Pornography is a prominent and dangerous threat to the Christian life. It turns people into content and shrinks the world into a dark, small box. Pornography thrives on the internet, because “the web, by virtue of what it is, is intrinsically pornographically shaped” (130). The novelty, ease of consumption, apparent god-like power to create a world for our pleasure and the insolation of a digital environment is tailored for porn. The answer to porn, however, is not as simple as putting the best guardrails on your web browser. The death blow to pornography is the beauty and the glory of God. Something we need to step outside of the small and boxed-in web for our eyes to see and our hearts to savour. “Blessed are the pure in heart, for they will see God” (Matt 5:8).

Gospel Habits

The habits we devote ourselves to will shape the habitat of our hearts.
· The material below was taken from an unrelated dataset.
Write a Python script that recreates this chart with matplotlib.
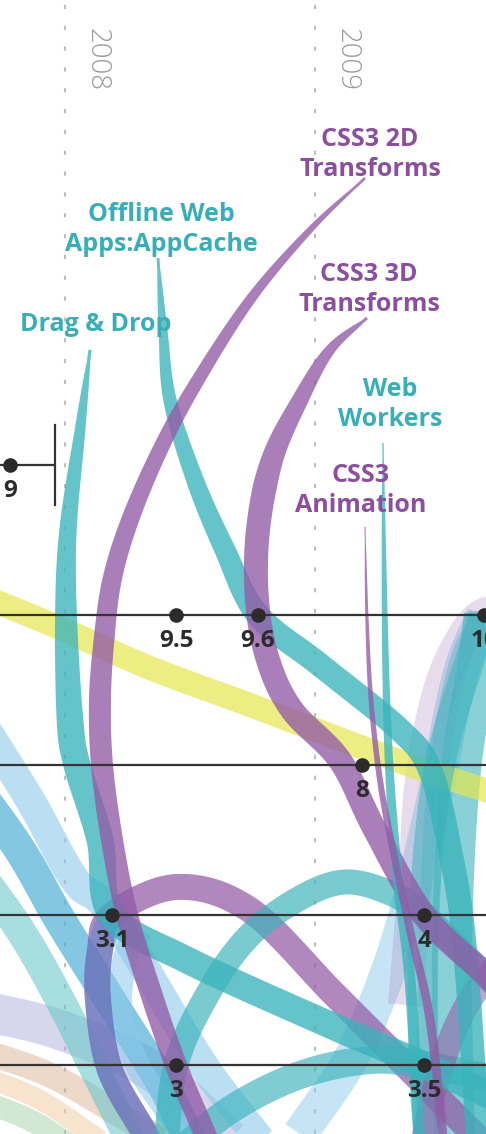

James says, “Habits create habitats for our hearts; they shape our identity and train our desires so that our feelings, which can change quickly, are not solely bearing up the weight of our character” (170). By devoting ourselves to the habits of the gospel like prayer, Bible reading, embodied fellowship in the church, and doing good to the poor and needy, the Holy Spirit conforms us to the image of Christ.

The gospel is the answer to the world’s digital liturgies. “In a world of unceasing noise, his voice will break through and lead us. In a world of rootless identity crisis, he reminds us that we belong to him, that we are created by and for him, and that he will wipe every tear from our eyes as we finally see the one face we have longed to see (Rev. 21). In a world of shame, he tells us that our record of debt is cancelled and that nothing can separate us from his love. In a world of lust, he offers his own broken body in the place of our defiled body (Luke 22:19). The digital liturgies that captivate so easily wither in light of who our wisdom really is and how much he has done, is doing, and will do for us” (179-180).